Exercise brief: Each line containing the word "with" must be reported.

Dataset extract:
++++
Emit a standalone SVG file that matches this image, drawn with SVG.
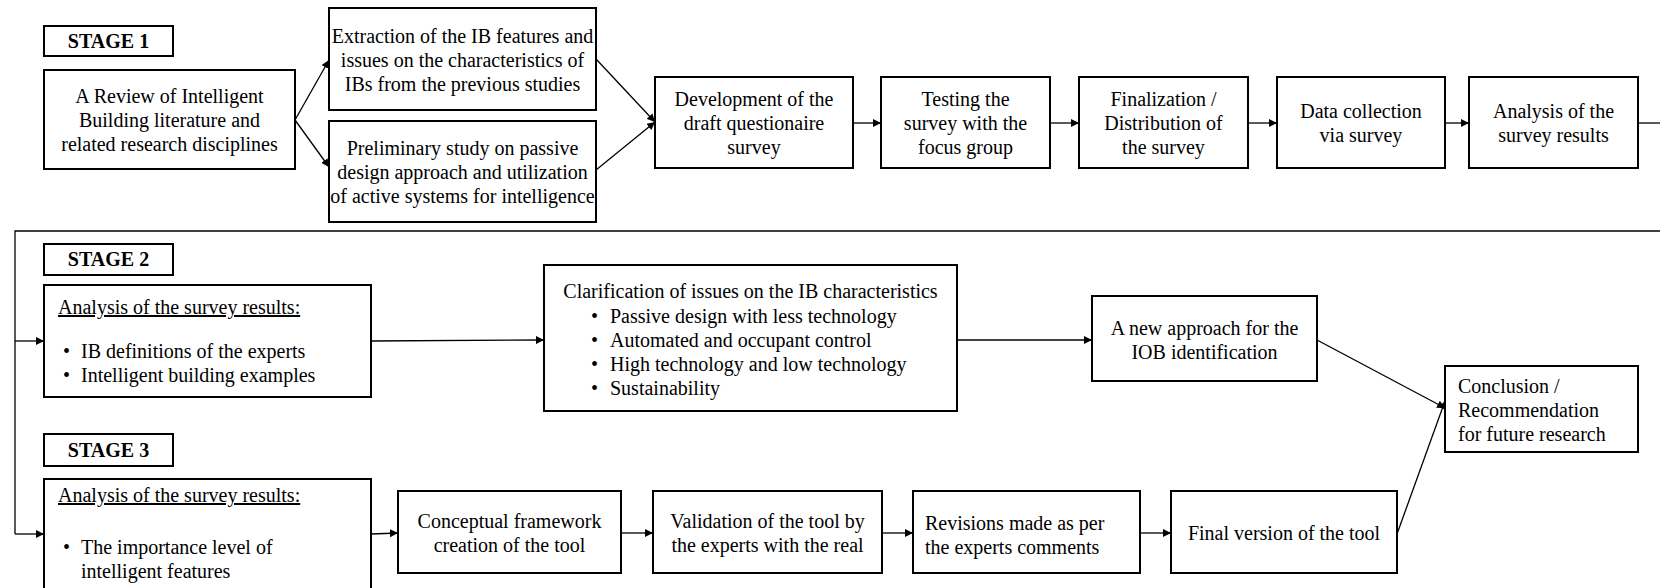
<svg xmlns="http://www.w3.org/2000/svg" width="1660" height="588" viewBox="0 0 1660 588">
  <style>
    .box { fill: #fff; stroke: #000; stroke-width: 2; }
    .t { font-family: "Liberation Serif", Tinos, "Times New Roman", Times, "DejaVu Serif", serif; font-size: 20px; fill: #000; }
    .c { text-anchor: middle; }
    .stage { font-weight: bold; }
    .u { text-decoration: underline; }
    .edge { stroke: #000; stroke-width: 1.3; fill: none; }
  </style>
  <defs>
    <marker id="arrow" viewBox="0 0 10 10" refX="10" refY="5" markerWidth="8" markerHeight="8" markerUnits="userSpaceOnUse" orient="auto">
      <path d="M0,0 L10,5 L0,10 z" fill="#000"/>
    </marker>
  </defs>
  <rect width="1660" height="588" fill="#fff"/>

  <!-- Stage 1 -->
  <g id="stage1-label">
    <rect class="box" x="44" y="26" width="129" height="30"/>
    <text class="t c stage" x="108.5" y="48">STAGE 1</text>
  </g>
  <g id="review">
    <rect class="box" x="44" y="70" width="251" height="99"/>
    <text class="t c" x="169.5" y="103">A Review of Intelligent</text>
    <text class="t c" x="169.5" y="127">Building literature and</text>
    <text class="t c" x="169.5" y="151">related research disciplines</text>
  </g>
  <g id="extraction">
    <rect class="box" x="329" y="8" width="267" height="102"/>
    <text class="t c" x="462.5" y="43">Extraction of the IB features and</text>
    <text class="t c" x="462.5" y="67">issues on the characteristics of</text>
    <text class="t c" x="462.5" y="91">IBs from the previous studies</text>
  </g>
  <g id="preliminary">
    <rect class="box" x="329" y="121" width="267" height="101"/>
    <text class="t c" x="462.5" y="155">Preliminary study on passive</text>
    <text class="t c" x="462.5" y="179">design approach and utilization</text>
    <text class="t c" x="462.5" y="203">of active systems for intelligence</text>
  </g>
  <g id="development">
    <rect class="box" x="655" y="77" width="198" height="91"/>
    <text class="t c" x="754" y="106">Development of the</text>
    <text class="t c" x="754" y="130">draft questionaire</text>
    <text class="t c" x="754" y="154">survey</text>
  </g>
  <g id="testing">
    <rect class="box" x="881" y="77" width="169" height="91"/>
    <text class="t c" x="965.5" y="106">Testing the</text>
    <text class="t c" x="965.5" y="130">survey with the</text>
    <text class="t c" x="965.5" y="154">focus group</text>
  </g>
  <g id="finalization">
    <rect class="box" x="1079" y="77" width="169" height="91"/>
    <text class="t c" x="1163.5" y="106">Finalization /</text>
    <text class="t c" x="1163.5" y="130">Distribution of</text>
    <text class="t c" x="1163.5" y="154">the survey</text>
  </g>
  <g id="data-collection">
    <rect class="box" x="1277" y="77" width="168" height="91"/>
    <text class="t c" x="1361" y="118">Data collection</text>
    <text class="t c" x="1361" y="142">via survey</text>
  </g>
  <g id="analysis1">
    <rect class="box" x="1469" y="77" width="169" height="91"/>
    <text class="t c" x="1553.5" y="118">Analysis of the</text>
    <text class="t c" x="1553.5" y="142">survey results</text>
  </g>

  <!-- Stage 2 -->
  <g id="stage2-label">
    <rect class="box" x="44" y="244" width="129" height="31"/>
    <text class="t c stage" x="108.5" y="266">STAGE 2</text>
  </g>
  <g id="analysis2">
    <rect class="box" x="44" y="285" width="327" height="112"/>
    <text class="t u" x="58" y="314">Analysis of the survey results:</text>
    <text class="t" x="63" y="358">•</text>
    <text class="t" x="81" y="358">IB definitions of the experts</text>
    <text class="t" x="63" y="382">•</text>
    <text class="t" x="81" y="382">Intelligent building examples</text>
  </g>
  <g id="clarification">
    <rect class="box" x="544" y="265" width="413" height="146"/>
    <text class="t c" x="750.5" y="298">Clarification of issues on the IB characteristics</text>
    <text class="t" x="591" y="323">•</text>
    <text class="t" x="610" y="323">Passive design with less technology</text>
    <text class="t" x="591" y="347">•</text>
    <text class="t" x="610" y="347">Automated and occupant control</text>
    <text class="t" x="591" y="371">•</text>
    <text class="t" x="610" y="371">High technology and low technology</text>
    <text class="t" x="591" y="395">•</text>
    <text class="t" x="610" y="395">Sustainability</text>
  </g>
  <g id="new-approach">
    <rect class="box" x="1092" y="296" width="225" height="85"/>
    <text class="t c" x="1204.5" y="335">A new approach for the</text>
    <text class="t c" x="1204.5" y="359">IOB identification</text>
  </g>
  <g id="conclusion">
    <rect class="box" x="1445" y="366" width="193" height="86"/>
    <text class="t" x="1458" y="393">Conclusion /</text>
    <text class="t" x="1458" y="417">Recommendation</text>
    <text class="t" x="1458" y="441">for future research</text>
  </g>

  <!-- Stage 3 -->
  <g id="stage3-label">
    <rect class="box" x="44" y="434" width="129" height="32"/>
    <text class="t c stage" x="108.5" y="457">STAGE 3</text>
  </g>
  <g id="analysis3">
    <rect class="box" x="44" y="479" width="327" height="130"/>
    <text class="t u" x="58" y="502">Analysis of the survey results:</text>
    <text class="t" x="63" y="554">•</text>
    <text class="t" x="81" y="554">The importance level of</text>
    <text class="t" x="81" y="578">intelligent features</text>
  </g>
  <g id="conceptual">
    <rect class="box" x="398" y="491" width="223" height="82"/>
    <text class="t c" x="509.5" y="528">Conceptual framework</text>
    <text class="t c" x="509.5" y="552">creation of the tool</text>
  </g>
  <g id="validation">
    <rect class="box" x="653" y="491" width="229" height="82"/>
    <text class="t c" x="767.5" y="528">Validation of the tool by</text>
    <text class="t c" x="767.5" y="552">the experts with the real</text>
  </g>
  <g id="revisions">
    <rect class="box" x="913" y="491" width="227" height="82"/>
    <text class="t" x="925" y="530">Revisions made as per</text>
    <text class="t" x="925" y="554">the experts comments</text>
  </g>
  <g id="final-version">
    <rect class="box" x="1171" y="491" width="226" height="82"/>
    <text class="t c" x="1284" y="540">Final version of the tool</text>
  </g>

  <!-- Connectors -->
  <g id="connectors">
    <line class="edge" x1="295" y1="120" x2="329" y2="60" marker-end="url(#arrow)"/>
    <line class="edge" x1="295" y1="120" x2="329" y2="167" marker-end="url(#arrow)"/>
    <line class="edge" x1="596" y1="59" x2="655" y2="122" marker-end="url(#arrow)"/>
    <line class="edge" x1="596" y1="170" x2="655" y2="122" marker-end="url(#arrow)"/>
    <line class="edge" x1="853" y1="123" x2="881" y2="123" marker-end="url(#arrow)"/>
    <line class="edge" x1="1050" y1="123" x2="1079" y2="123" marker-end="url(#arrow)"/>
    <line class="edge" x1="1248" y1="123" x2="1277" y2="123" marker-end="url(#arrow)"/>
    <line class="edge" x1="1445" y1="123" x2="1469" y2="123" marker-end="url(#arrow)"/>
    <line class="edge" x1="1638" y1="123" x2="1660" y2="123"/>
    <polyline class="edge" points="1660,231 15,231 15,534"/>
    <line class="edge" x1="15" y1="341" x2="44" y2="341" marker-end="url(#arrow)"/>
    <line class="edge" x1="15" y1="534" x2="44" y2="534" marker-end="url(#arrow)"/>
    <line class="edge" x1="371" y1="341" x2="544" y2="340" marker-end="url(#arrow)"/>
    <line class="edge" x1="957" y1="340" x2="1092" y2="340" marker-end="url(#arrow)"/>
    <line class="edge" x1="1317" y1="340" x2="1445" y2="408" marker-end="url(#arrow)"/>
    <line class="edge" x1="371" y1="534" x2="398" y2="533" marker-end="url(#arrow)"/>
    <line class="edge" x1="621" y1="533" x2="653" y2="533" marker-end="url(#arrow)"/>
    <line class="edge" x1="882" y1="533" x2="913" y2="533" marker-end="url(#arrow)"/>
    <line class="edge" x1="1140" y1="533" x2="1171" y2="533" marker-end="url(#arrow)"/>
    <line class="edge" x1="1397" y1="534" x2="1445" y2="401" marker-end="url(#arrow)"/>
  </g>
</svg>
++++
Exercise response:
Emit a standalone SVG file that matches this image, drawn with SVG.
    <text class="t c" x="965.5" y="130">survey with the</text>
    <text class="t" x="610" y="323">Passive design with less technology</text>
    <text class="t c" x="767.5" y="552">the experts with the real</text>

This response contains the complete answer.